Une fois ces examens complémentaires réalisés, le patient est revu sur une consultation de synthèse, lors de laquelle il est entouré par tous les professionnels qu’il a rencontrés, y compris le Dr Juliette Salles, médecin psychiatre-addictologue. C’est à ce moment qu’un diagnostic de TDAH est donné ou non au patient.

Quelles prises en charge thérapeutiques peuvent être proposées aux patients adultes ?

Jérémie Pariente & Mélanie Planton :

L’adulte étant souvent plus concerné par les mécanismes de compensation et par les comorbidités que l’enfant, on l’oriente souvent vers une prescription médicamenteuse et non médicamenteuse au besoin. On n’effectue donc pas, au sein du service de neurologie du CHU de Toulouse, de suivi.
Le Dr Juliette Salles, psychiatre, reste néanmoins présente au besoin pour rencontrer et orienter ces patients.

Nous proposons généralement les prescriptions pharmacologiques suivantes :

  • Méthylphénidate en première intention,
  • Atomoxétine, pour laquelle il faut effectuer une demande d’attestation temporaire d’utilisation (ATU),
  • D’autres psychotropes en fonctions de co-morbidités diagnostiquées.

Comment les pédiatres et professionnels de santé de l’enfant peuvent identifier votre unité et vous adresser des patients ? Comment articuler la transition de l’enfant ou adolescent vers l’adulte ?

Jérémie Pariente & Mélanie Planton :

Nous ne possédons pas de site internet pour informer les patients et les professionnels. Nous leur demandons de s’adresser d’abord à un neurologue ou à un psychiatre, qui pourra nous contacter par e-mail.

Nous réalisons un travail préalable visant à sélectionner les patients qui doivent passer par une évaluation pluridisciplinaire.

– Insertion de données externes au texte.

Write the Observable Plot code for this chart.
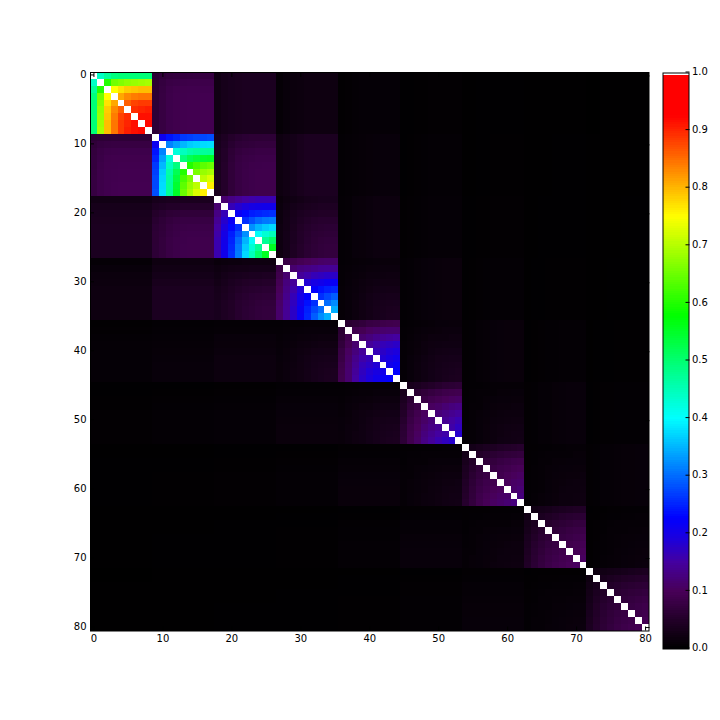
<!DOCTYPE html>
<html><head><meta charset="utf-8">
<script src="https://cdn.jsdelivr.net/npm/d3@7"></script>
<script src="https://cdn.jsdelivr.net/npm/@observablehq/plot@0.6"></script>
<style>html,body{margin:0;background:#fff}#c{position:relative;width:720px;height:720px}#c svg{position:absolute;top:0}</style>
</head><body><div id="c"></div>
<script>
// values in thousandths; the matrix is symmetric, built of 9 x 9 blocks
const diag0=[[440,470,490,495,495,495,495,495],[600,655,665,675,680,685,690],[750,770,785,790,795,795],[810,830,840,845,845],[860,880,885,885],[895,900,905],[915,915],[920]];
const diag1=[[210,240,250,265,270,275,275,280],[315,335,352,366,372,376,378],[425,445,460,468,470,472],[490,520,535,545,550],[600,625,640,650],[660,680,690],[705,725],[760]];
const diag2=[[115,130,140,150,155,160,160,160],[165,180,190,198,202,205,205],[215,232,245,250,255,258],[258,280,298,308,312],[325,350,365,375],[405,430,448],[475,505],[555]];
const diag3=[[80,88,95,100,105,110,112,112],[115,125,130,135,140,142,142],[145,155,165,170,175,175],[185,198,205,212,215],[225,238,248,252],[258,275,290],[300,322],[345]];
const diag4=[[60,65,70,78,80,85,88,90],[90,95,105,110,113,115,115],[115,125,135,140,145,150],[145,155,165,170,175],[165,175,185,190],[185,195,205],[205,215],[225]];
const diag5=[[35,40,45,50,55,60,62,65],[60,68,75,80,85,88,90],[80,90,95,100,105,108],[105,110,118,125,130],[122,130,138,145],[140,150,160],[155,170],[180]];
const diag6=[[30,35,40,43,47,50,52,55],[50,55,60,65,68,70,72],[68,72,78,82,86,88],[80,86,90,95,98],[90,97,102,106],[102,108,112],[112,118],[125]];
const diag7=[[25,30,33,37,40,43,45,47],[40,45,50,55,58,60,62],[55,60,65,68,72,74],[68,73,77,80,83],[78,82,86,90],[88,92,95],[96,100],[105]];
const diag8=[[20,25,28,30,33,36,38,40],[35,40,44,48,50,52,54],[50,54,58,60,63,65],[60,65,68,70,73],[70,74,77,80],[78,82,85],[85,90],[95]];
const diagBlocks=[diag0,diag1,diag2,diag3,diag4,diag5,diag6,diag7,diag8];

const next0=[[62,68,72,74,74,75,76,76,76],[64,74,80,82,84,85,85,85,85],[65,76,84,88,89,90,90,90,90],[66,77,85,89,90,91,91,92,92],[66,77,86,89,91,92,92,93,93],[66,77,86,89,91,92,92,93,93],[66,77,86,89,91,92,92,93,93],[66,77,86,89,91,92,92,93,93],[66,77,86,89,91,92,92,93,93]];
const next1=[[34,42,52,58,62,64,64,65,65],[36,46,58,66,68,70,72,72,72],[38,50,64,72,76,78,80,80,80],[38,50,66,76,80,82,84,84,84],[38,52,68,78,82,85,86,87,87],[38,52,68,78,83,86,88,88,88],[38,52,68,78,83,86,88,88,88],[38,52,68,78,83,86,88,88,88],[38,52,68,78,83,86,88,88,88]];
const next2=[[14,20,24,28,32,34,36,36,36],[16,24,30,34,38,40,42,42,42],[18,26,34,40,44,46,48,48,48],[18,28,36,44,50,54,56,56,56],[20,28,38,48,54,58,60,62,62],[20,30,40,50,56,62,64,66,66],[20,30,40,50,58,64,68,70,70],[20,30,42,52,60,66,70,72,72],[20,30,42,52,60,66,70,72,72]];
const next3=[[6,8,9,10,11,12,13,13,13],[7,9,11,12,14,15,16,16,16],[8,10,12,14,17,18,19,20,20],[8,11,14,17,20,22,23,23,23],[9,12,15,19,23,26,27,28,28],[9,12,16,21,26,30,31,32,32],[9,12,17,23,27,31,34,35,36],[9,12,17,23,28,32,35,38,39],[9,12,17,23,28,33,36,39,40]];
const next4=[[5,6,8,9,10,12,12,13,13],[6,8,10,12,13,14,16,16,16],[6,9,12,14,17,18,18,20,20],[8,10,13,17,20,21,22,22,22],[8,10,14,18,22,25,26,27,27],[8,12,16,21,25,29,30,31,31],[8,12,17,22,26,30,32,34,35],[8,12,17,22,27,31,34,36,38],[8,12,17,22,27,31,35,38,39]];
const next5=[[4,5,5,6,7,7,8,8,8],[4,6,7,7,8,10,10,11,11],[5,6,7,10,11,12,12,13,13],[5,7,8,11,13,14,14,16,16],[5,7,10,12,14,16,17,18,18],[5,7,11,13,16,18,19,20,20],[6,7,11,14,17,20,22,23,24],[6,8,11,14,18,20,23,25,25],[6,8,11,14,18,22,24,25,26]];
const next6=[[4,4,5,5,6,6,7,7,7],[4,5,6,7,7,8,8,10,10],[4,5,7,8,10,10,11,11,11],[4,6,7,10,11,12,12,13,13],[5,6,8,10,12,13,14,14,16],[5,6,8,11,13,14,16,17,17],[5,6,8,11,13,16,17,18,19],[5,7,10,12,14,17,18,19,20],[5,7,10,12,14,17,18,19,20]];
const next7=[[2,3,3,4,4,5,5,5,5],[3,3,4,5,5,6,6,7,7],[3,4,5,6,7,7,8,8,8],[3,4,5,7,8,8,9,9,10],[3,4,6,7,9,10,10,11,11],[3,5,6,8,9,10,11,12,12],[3,5,6,8,10,11,12,13,14],[3,5,7,9,10,12,13,14,15],[3,5,7,9,10,12,13,15,16]];
const nextBlocks=[next0,next1,next2,next3,next4,next5,next6,next7];

// farther block pairs: one row of nine values per pair, from block a to blocks a+2, a+3, ...
const far0=[[25,33,36,38,40,40,40,40,40],[8,12,16,18,20,20,20,20,20],[3,4,6,7,8,8,8,8,8],[2,2,3,3,4,4,4,4,4],[1,1,2,2,2,2,2,2,2],[1,1,1,1,1,1,1,1,1],[0,0,1,1,1,1,1,1,1]];
const far1=[[20,25,30,35,40,40,40,40,40],[5,6,8,9,10,11,12,12,12],[2,3,4,5,6,6,6,6,6],[1,1,2,2,3,3,3,3,3],[1,1,1,1,2,2,2,2,2],[1,1,1,1,1,1,1,1,1]];
const far2=[[6,8,12,13,15,17,17,18,18],[3,4,5,6,7,8,8,8,8],[2,2,3,3,4,4,4,4,4],[1,1,2,2,2,2,2,2,2],[1,1,1,1,1,2,2,2,2]];
const far3=[[5,6,9,11,12,13,14,14,14],[2,3,4,5,6,6,6,6,6],[1,2,2,3,3,3,3,3,3],[1,1,1,2,2,2,2,2,2]];
const far4=[[4,5,7,9,11,12,13,13,13],[2,3,4,5,5,6,6,6,6],[1,2,2,2,3,3,3,3,3]];
const far5=[[4,5,7,8,10,11,12,12,12],[2,3,4,4,5,5,5,5,5]];
const far6=[[4,5,7,8,9,10,10,11,11]];
const farBlocks=[far0,far1,far2,far3,far4,far5,far6];

const axisTicks=[0,10,20,30,40,50,60,70,80];
const barTicks=[0,0.1,0.2,0.3,0.4,0.5,0.6,0.7,0.8,0.9,1];
const colorStops=[0,0.05,0.1,0.15,0.19,0.227,0.4,0.578,0.75,0.925,0.996,0.9961,1];
const colorRange=["#000000","#220028","#480058","#4400a0","#1c00dc","#0000ff","#00ffff","#00ff00","#ffff00","#ff0000","#ff0000","#ffffff","#ffffff"];

function value(i,j){
  if(i===j) return 1;
  if(i>j) [i,j]=[j,i];
  const a=Math.floor(i/9),b=Math.floor(j/9),r=i%9,c=j%9;
  if(a===b) return diagBlocks[a][r][c-r-1]/1000;
  if(b===a+1) return nextBlocks[a][r][c]/1000;
  return farBlocks[a][b-a-2][c]/1000;
}
const idx=d3.range(81);
const cells=idx.flatMap(i=>idx.map(j=>({i,j,v:value(i,j)})));
const color={type:"linear",domain:colorStops,range:colorRange,interpolate:"rgb",clamp:true};
const font={fontFamily:"'DejaVu Sans',sans-serif",fontSize:"10px",background:"transparent",color:"#000"};

const main=Plot.plot({
  width:720,height:720,style:font,
  marginLeft:90,marginRight:71.5,marginTop:72,marginBottom:89.5,
  x:{type:"band",domain:idx,padding:0,round:false,label:null},
  y:{type:"band",domain:idx,padding:0,round:false,label:null},
  color,
  marks:[
    Plot.cell(cells,{x:"j",y:"i",fill:"v",shapeRendering:"crispEdges"}),
    Plot.frame({stroke:"#000"}),
    Plot.axisX({anchor:"bottom",ticks:axisTicks,tickSize:-4,tickPadding:8,label:null,stroke:"#000"}),
    Plot.axisX({anchor:"top",ticks:axisTicks,tickSize:-4,text:null,label:null,stroke:"#000"}),
    Plot.axisY({anchor:"left",ticks:axisTicks,tickSize:-4,tickPadding:8,dy:-1,label:null,stroke:"#000"}),
    Plot.axisY({anchor:"right",ticks:axisTicks,tickSize:-4,text:null,label:null,stroke:"#000"})
  ]
});
const levels=d3.range(256);
const bar=Plot.plot({
  width:720,height:720,style:font,
  marginLeft:662.5,marginRight:31.5,marginTop:72.5,marginBottom:71.5,
  x:{domain:[0,1],axis:null},
  y:{domain:[0,1],label:null},
  color,
  marks:[
    Plot.rect(levels,{x1:0,x2:1,y1:d=>d/256,y2:d=>(d+1)/256,fill:d=>(d+0.5)/256,shapeRendering:"crispEdges"}),
    Plot.frame({stroke:"#000"}),
    Plot.axisY({anchor:"right",ticks:barTicks,tickFormat:".1f",tickSize:-4,tickPadding:7,dy:-1,label:null,stroke:"#000"})
  ]
});
document.getElementById("c").append(main,bar);
</script></body></html>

Cette évaluation pluridisciplinaire est réservée pour des patients nouveaux. Nous rajoutons régulièrement des consultations de suivi pour les adolescents qui nous sont adressés pour avis par des professionnels du secteur pédiatrique.
Nous souhaiterions en outre répondre à cette demande par une liste de médecins neurologues ou neuropsychologues dans le secteur libéral.

Souhaitez-vous apporter d’autres éléments à notre connaissance ?

Jérémie Pariente & Mélanie Planton :

Il est possible que dans les années à venir notre unité touche un plus grand public de neuropsychologues, psychologues, ergothérapeutes et psychomotriciens, pour lesquels nous pourrions organiser une journée de formation annuelle.
L’idée est de former des réseaux plus larges, qui ce qui permettra de proposer plus de formations pour l’adulte.

Enfin, notre équipe a ouvert un champ de recherche sur le TDAH constitué de deux projets en partenariat avec le CNRS et l’INSERM.